Tuesday, 29 September 2015

Lonsdale - Upper Levels Highway

With a couple hours free on a lovely early fall afternoon, I finally returned to my project to draw all the blocks on Lonsdale.  My random number generator sent me to the block where Lonsdale passes over the Upper Levels Highway, so I was able to capture one of the great cultural treasures of North Vancouver - the hours-long traffic jam that extends across the whole city every day as people try to get to the Second Narrows Bridge.  It was a fairly intense drawing experience on the bridge, with traffic roaring up Lonsdale behind me, and traffic going nowhere beneath me.  I did remember one essential drawing tool - noise-cancelling headphones.  That made it quite bearable, and I was thankful that I didn't have to draw that block on a rainy evening in November.

Saturday, 19 September 2015

Spare moments

Motivated by starting a new mini-sketchbook, I found some good sketching moments on this week's work trip to Edmonton.  It seems there's a lot more time for drawing than you would think, if you don't do silly things like work all the time...

Fun challenge - try to find Satan in the drawings below.  Hint: He's playing a stringed instrument.  He actually seemed to be a cheerful fellow, but pens slip sometimes.  Or maybe the Guinness let me see through to his true nature?













Saturday, 12 September 2015

Flamenco opening tonight

A group show of flamenco-themed art "Arte y Pasion" is opening tonight at Basic Inquiry - 1011 Main Street, Vancouver (across the street and just north of the Via and Greyhound station).  Everyone is invited to the opening, 7-10pm.  It should be exciting - there are 80 works from 27 artists plus unframed sketches, and there will be flamenco guitar music and dancing courtesy of Flamenco Roasario.  I have 4 pictures in the show and a handful of sketches.

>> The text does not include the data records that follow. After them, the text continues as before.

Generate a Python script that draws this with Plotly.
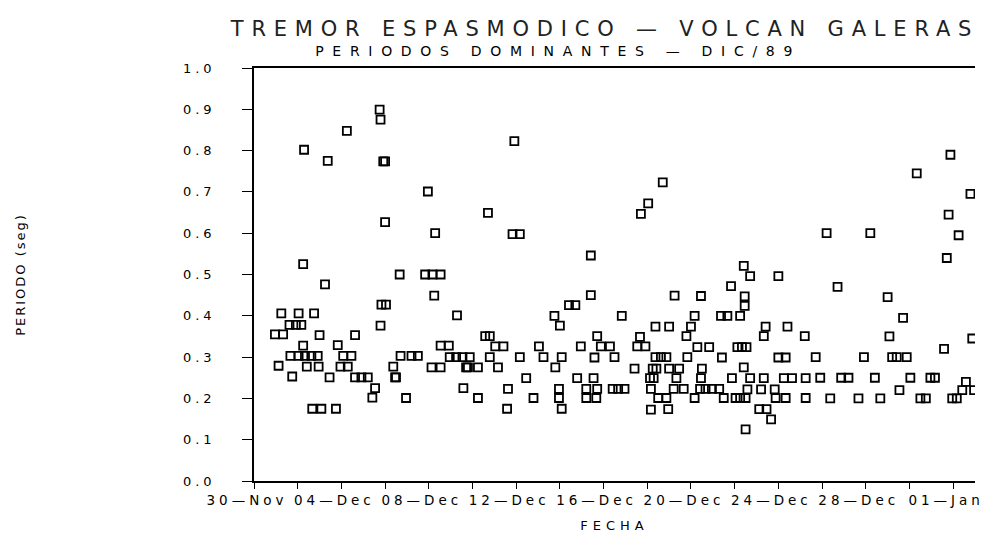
import plotly.graph_objects as go

fecha = [
    "1989-11-30 23:00",
    "1989-12-01 03:00", "1989-12-01 06:00", "1989-12-01 08:00", "1989-12-01 15:00", "1989-12-01 16:00", "1989-12-01 18:00", "1989-12-01 22:00",
    "1989-12-02 01:00", "1989-12-02 01:00", "1989-12-02 04:00", "1989-12-02 06:00", "1989-12-02 06:00", "1989-12-02 07:00", "1989-12-02 08:00",
    "1989-12-02 10:00", "1989-12-02 15:00", "1989-12-02 16:00", "1989-12-02 18:00", "1989-12-02 22:00", "1989-12-02 23:00",
    "1989-12-03 00:00", "1989-12-03 02:00", "1989-12-03 06:00", "1989-12-03 09:00", "1989-12-03 11:00", "1989-12-03 18:00", "1989-12-03 20:00", "1989-12-03 23:00",
    "1989-12-04 02:00", "1989-12-04 06:00", "1989-12-04 07:00", "1989-12-04 11:00", "1989-12-04 15:00", "1989-12-04 15:00", "1989-12-04 22:00",
    "1989-12-05 05:00", "1989-12-05 10:00", "1989-12-05 13:00", "1989-12-05 18:00", "1989-12-05 19:00", "1989-12-05 19:00", "1989-12-05 20:00", "1989-12-05 22:00",
    "1989-12-06 00:00", "1989-12-06 00:00", "1989-12-06 01:00", "1989-12-06 09:00", "1989-12-06 11:00", "1989-12-06 12:00", "1989-12-06 16:00", "1989-12-06 17:00", "1989-12-06 23:00",
    "1989-12-07 05:00", "1989-12-07 12:00", "1989-12-07 20:00", "1989-12-07 23:00",
    "1989-12-08 03:00", "1989-12-08 04:00", "1989-12-08 06:00", "1989-12-08 07:00", "1989-12-08 13:00", "1989-12-08 13:00", "1989-12-08 13:00", "1989-12-08 22:00", "1989-12-08 23:00",
    "1989-12-09 06:00", "1989-12-09 07:00", "1989-12-09 13:00", "1989-12-09 14:00", "1989-12-09 17:00", "1989-12-09 19:00", "1989-12-09 21:00",
    "1989-12-10 06:00", "1989-12-10 06:00", "1989-12-10 14:00", "1989-12-10 17:00", "1989-12-10 19:00", "1989-12-10 19:00",
    "1989-12-11 01:00", "1989-12-11 04:00", "1989-12-11 10:00", "1989-12-11 14:00", "1989-12-11 15:00", "1989-12-11 20:00", "1989-12-11 22:00",
    "1989-12-12 04:00", "1989-12-12 04:00", "1989-12-12 11:00", "1989-12-12 19:00",
    "1989-12-13 01:00", "1989-12-13 06:00", "1989-12-13 18:00", "1989-12-13 19:00", "1989-12-13 23:00", "1989-12-13 23:00",
    "1989-12-14 00:00", "1989-12-14 02:00", "1989-12-14 02:00", "1989-12-14 10:00", "1989-12-14 17:00", "1989-12-14 19:00", "1989-12-14 23:00",
    "1989-12-15 05:00", "1989-12-15 05:00", "1989-12-15 10:00", "1989-12-15 10:00", "1989-12-15 13:00", "1989-12-15 14:00", "1989-12-15 16:00",
    "1989-12-15 17:00", "1989-12-15 17:00", "1989-12-15 21:00",
    "1989-12-16 07:00", "1989-12-16 10:00", "1989-12-16 12:00", "1989-12-16 16:00", "1989-12-16 20:00", "1989-12-16 23:00",
    "1989-12-17 10:00", "1989-12-17 13:00", "1989-12-17 16:00", "1989-12-17 17:00", "1989-12-17 22:00",
    "1989-12-18 01:00", "1989-12-18 03:00", "1989-12-18 04:00", "1989-12-18 04:00", "1989-12-18 06:00", "1989-12-18 07:00", "1989-12-18 09:00",
    "1989-12-18 09:00", "1989-12-18 10:00", "1989-12-18 12:00", "1989-12-18 15:00", "1989-12-18 17:00", "1989-12-18 21:00", "1989-12-18 21:00", "1989-12-18 23:00",
    "1989-12-19 00:00", "1989-12-19 00:00", "1989-12-19 05:00", "1989-12-19 06:00", "1989-12-19 08:00", "1989-12-19 11:00", "1989-12-19 16:00", "1989-12-19 19:00", "1989-12-19 20:00",
    "1989-12-20 00:00", "1989-12-20 04:00", "1989-12-20 04:00", "1989-12-20 07:00", "1989-12-20 10:00", "1989-12-20 11:00", "1989-12-20 11:00",
    "1989-12-20 12:00", "1989-12-20 16:00", "1989-12-20 20:00", "1989-12-20 23:00",
    "1989-12-21 07:00", "1989-12-21 09:00", "1989-12-21 10:00", "1989-12-21 12:00", "1989-12-21 16:00", "1989-12-21 20:00", "1989-12-21 21:00",
    "1989-12-22 01:00", "1989-12-22 03:00", "1989-12-22 06:00", "1989-12-22 06:00", "1989-12-22 08:00", "1989-12-22 10:00", "1989-12-22 10:00",
    "1989-12-22 11:00", "1989-12-22 11:00", "1989-12-22 12:00", "1989-12-22 12:00", "1989-12-22 13:00", "1989-12-22 14:00", "1989-12-22 17:00", "1989-12-22 17:00",
    "1989-12-23 03:00", "1989-12-23 05:00", "1989-12-23 08:00", "1989-12-23 08:00", "1989-12-23 10:00", "1989-12-23 11:00", "1989-12-23 16:00", "1989-12-23 20:00", "1989-12-23 21:00",
    "1989-12-24 00:00", "1989-12-24 00:00", "1989-12-24 06:00", "1989-12-24 08:00", "1989-12-24 08:00", "1989-12-24 10:00", "1989-12-24 15:00",
    "1989-12-25 05:00", "1989-12-25 06:00", "1989-12-25 06:00", "1989-12-25 17:00", "1989-12-25 22:00",
    "1989-12-26 05:00", "1989-12-26 09:00", "1989-12-26 17:00", "1989-12-26 21:00",
    "1989-12-27 05:00", "1989-12-27 16:00", "1989-12-27 22:00",
    "1989-12-28 05:00", "1989-12-28 10:00", "1989-12-28 16:00",
    "1989-12-29 00:00", "1989-12-29 02:00", "1989-12-29 05:00", "1989-12-29 10:00", "1989-12-29 13:00", "1989-12-29 17:00", "1989-12-29 21:00",
    "1989-12-30 01:00", "1989-12-30 08:00", "1989-12-30 12:00", "1989-12-30 18:00", "1989-12-30 23:00",
    "1989-12-31 04:00", "1989-12-31 14:00", "1989-12-31 17:00", "1989-12-31 19:00", "1989-12-31 21:00", "1989-12-31 23:00",
    "1990-01-01 04:00", "1990-01-01 06:00", "1990-01-01 10:00", "1990-01-01 14:00", "1990-01-01 19:00", "1990-01-01 21:00", "1990-01-01 23:00",
]

periodo = [
    0.355,
    0.279, 0.406, 0.355, 0.378, 0.303, 0.253, 0.378,
    0.406, 0.303, 0.378, 0.525, 0.328, 0.802, 0.303,
    0.277, 0.303, 0.175, 0.406, 0.303, 0.277,
    0.353, 0.175, 0.476, 0.775, 0.251, 0.175, 0.329, 0.277,
    0.303, 0.848, 0.277, 0.303, 0.353, 0.251, 0.251,
    0.251, 0.202, 0.225, 0.899, 0.875, 0.376, 0.427, 0.774,
    0.774, 0.627, 0.427, 0.277, 0.251, 0.251, 0.500, 0.303, 0.201,
    0.303, 0.303, 0.500, 0.701,
    0.275, 0.500, 0.449, 0.600, 0.500, 0.328, 0.275, 0.328, 0.300,
    0.300, 0.401, 0.300, 0.225, 0.275, 0.275, 0.300,
    0.275, 0.201, 0.351, 0.649, 0.351, 0.300,
    0.326, 0.275, 0.326, 0.175, 0.223, 0.598, 0.823,
    0.598, 0.300, 0.249, 0.201,
    0.326, 0.300, 0.400, 0.275, 0.223, 0.201,
    0.376, 0.300, 0.175, 0.426, 0.426, 0.249, 0.326,
    0.223, 0.201, 0.546, 0.450, 0.249, 0.299, 0.201,
    0.351, 0.223, 0.326,
    0.326, 0.223, 0.300, 0.223, 0.400, 0.223,
    0.272, 0.326, 0.349, 0.647, 0.326,
    0.672, 0.249, 0.223, 0.173, 0.272, 0.249, 0.374,
    0.300, 0.272, 0.201, 0.300, 0.723, 0.300, 0.201, 0.174,
    0.374, 0.272, 0.223, 0.449, 0.249, 0.272, 0.223, 0.351, 0.300,
    0.374, 0.400, 0.201, 0.324, 0.223, 0.448, 0.249,
    0.272, 0.223, 0.324, 0.223,
    0.223, 0.400, 0.299, 0.201, 0.400, 0.472, 0.249,
    0.201, 0.324, 0.400, 0.201, 0.324, 0.521, 0.275,
    0.447, 0.424, 0.201, 0.125, 0.324, 0.222, 0.496, 0.249,
    0.174, 0.222, 0.351, 0.249, 0.374, 0.174, 0.149, 0.222, 0.201,
    0.496, 0.299, 0.249, 0.299, 0.201, 0.374, 0.249,
    0.351, 0.249, 0.201, 0.300, 0.250,
    0.600, 0.200, 0.470, 0.250,
    0.250, 0.200, 0.300,
    0.600, 0.250, 0.200,
    0.445, 0.350, 0.300, 0.300, 0.220, 0.395, 0.300,
    0.250, 0.745, 0.200, 0.200, 0.250,
    0.250, 0.320, 0.540, 0.645, 0.790, 0.200,
    0.200, 0.595, 0.220, 0.240, 0.695, 0.345, 0.220,
]

fechas_etiquetas = ["1989-11-30", "1989-12-04", "1989-12-08", "1989-12-12", "1989-12-16",
                    "1989-12-20", "1989-12-24", "1989-12-28", "1990-01-01"]
etiquetas_x = ["30—Nov", "04—Dec", "08—Dec", "12—Dec", "16—Dec",
               "20—Dec", "24—Dec", "28—Dec", "01—Jan"]
valores_y = [0.0, 0.1, 0.2, 0.3, 0.4, 0.5, 0.6, 0.7, 0.8, 0.9, 1.0]
etiquetas_y = ["0.0", "0.1", "0.2", "0.3", "0.4", "0.5", "0.6", "0.7", "0.8", "0.9", "1.0"]

FONT = "DejaVu Sans"

fig = go.Figure(
    go.Scatter(
        x=fecha, y=periodo, mode="markers",
        marker=dict(symbol="square-open", size=8, color="black",
                    line=dict(width=1.8, color="black")),
        hoverinfo="x+y",
    )
)

fig.update_layout(
    width=996, height=535,
    margin=dict(l=244, r=29, t=60, b=60),
    paper_bgcolor="white", plot_bgcolor="white",
    showlegend=False,
    font=dict(family=FONT, color="black", size=13),
    title=dict(text="TREMOR ESPASMODICO — VOLCAN GALERAS",
               x=0.5994, xanchor="center", xref="container",
               y=1 - 21 / 535, yanchor="middle", yref="container",
               font=dict(family=FONT, size=21, color="#222")),
    annotations=[dict(text="PERIODOS DOMINANTES — DIC/89",
                      xref="paper", yref="paper", x=0.4219, y=1.041,
                      xanchor="center", yanchor="middle", showarrow=False,
                      font=dict(family=FONT, size=14, color="black"))],
)

fig.update_xaxes(
    type="date",
    range=["1989-11-30 00:00", "1990-01-02 00:00"],
    tickvals=fechas_etiquetas, ticktext=etiquetas_x,
    ticks="outside", ticklen=6, tickwidth=1.2, tickcolor="black",
    minor=dict(ticks="outside", ticklen=6, tickwidth=1.2, tickcolor="black",
               dtick=2 * 86400000, tick0="1989-11-30", showgrid=False),
    showline=True, linecolor="black", linewidth=1.6, mirror=True,
    showgrid=False, zeroline=False,
    tickfont=dict(family=FONT, size=13.5),
    ticklabelshift=-7,
    title=dict(text="FECHA", standoff=14, font=dict(family=FONT, size=13)),
)

fig.update_yaxes(
    range=[0, 1.0],
    tickvals=valores_y, ticktext=etiquetas_y,
    ticks="outside", ticklen=10, tickwidth=1.2, tickcolor="black",
    showline=True, linecolor="black", linewidth=1.6,
    showgrid=False, zeroline=False,
    tickfont=dict(family=FONT, size=13),
    ticklabelstandoff=24,
    title=dict(text="PERIODO (seg)", standoff=166, font=dict(family=FONT, size=13)),
)

espaciado = """
function ls(sel, v) {
  document.querySelectorAll(sel).forEach(function (t) { t.style.letterSpacing = v; });
}
ls('text.gtitle', '7.8px');
ls('text.annotation-text', '8.7px');
ls('.ytick text', '4px');
ls('.xtick text', '4px');
ls('text.xtitle', '5px');
ls('text.ytitle', '2px');
"""

fig.write_html("out.html", post_script=espaciado)
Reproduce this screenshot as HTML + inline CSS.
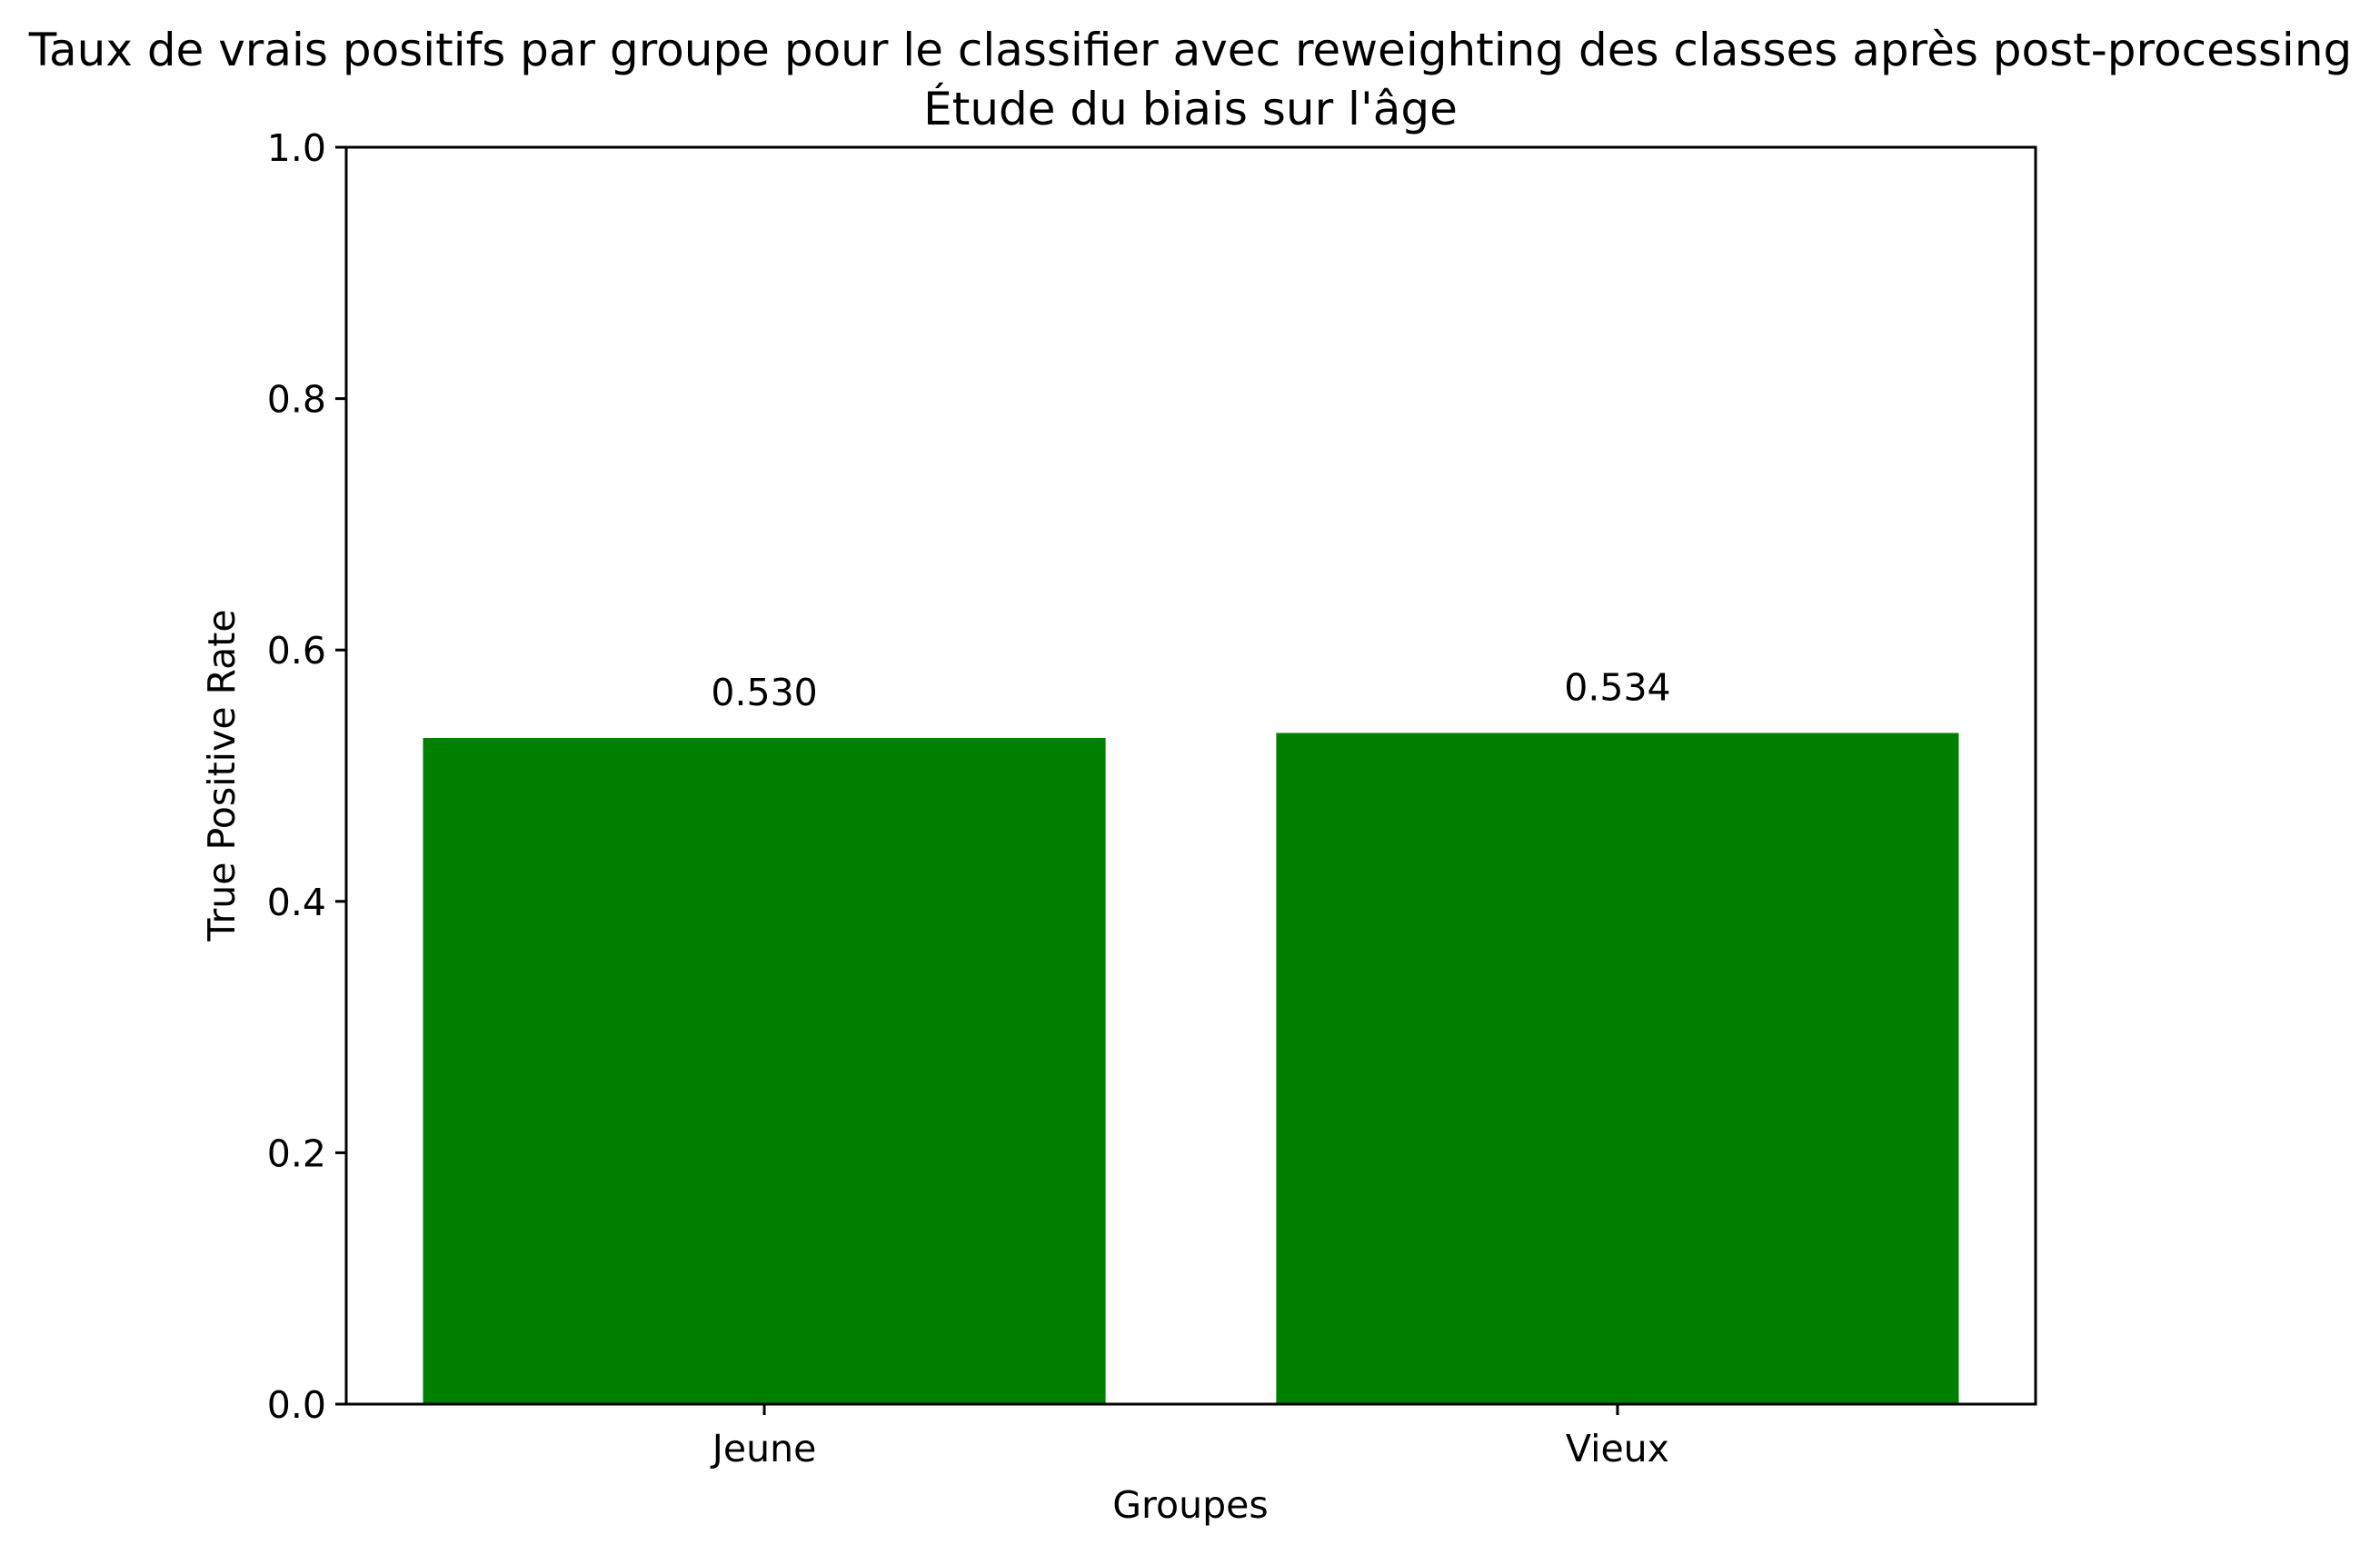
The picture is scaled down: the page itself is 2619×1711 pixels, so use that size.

Wednesday, 9 September 2015

An eve with Adam

Adam was our model at Simply Drawing on Thursday evening.  (As an unfigleafed model, he's probably a bit tired of the Garden of Eden allusions, but I couldn't resist).  Having done a fair amount of life drawing, there's some trepidation walking into a session, knowing that it's going to be three hours of struggle.  So it's a relief to see a model with features that make the drawing easier - wrinkles, ample curves, well-defined muscles, quirky faces, or ... dreadlocks!  Lots of big dreadlocks!  And a dreadbeard!  (If that's a thing.)  Adam was a joy to draw, especially when I remembered wise words that Shari Blaukopf said in a workshop "You can make your lines and washes accurate or not - that's up to you.  But you have to make them interesting."  Drawing or painting every dreadstrand was out of the question, so I worked on interesting, or at least fun.

As an aside, I've been busy with work recently, mostly pushing artistic endeavours aside.  But tonight I saw a picture on the internet painted in 1943, an urban-sketch of Marakesh.  It was by an amateur artist, name of Winston Churchill.  I understand that he too had a pressing day-job at the time.  But he didn't let it get completely in the way of what was important...






 

Saturday, 5 September 2015

Dr Tiki

Dr Sketchy returned to a cafe, after the no-fun-loving City of Vancouver shut down the show at the Wallflower Cafe - some licence technicality about not allowing women on stage where good food is served and no gang members are present.  A venue up the street - which should probably remain nameless, because you never know when a Vancouver municipal employee might read my blog - hosted the event, with Lydia deCarlo as Cheeky Tiki.  She had the '60's housewife "exotica" look down pat, with the yellow dress, the hair, and, of course, the leopard-print underwear.  And the cool music to go with it all.  I forgot how much I missed Dr Sketchy nights.  I'll be following it around to its future clandestine locations - until the City of Vancouver shuts it down again, for illegal use of a giant clam shell or simply for being too much fun.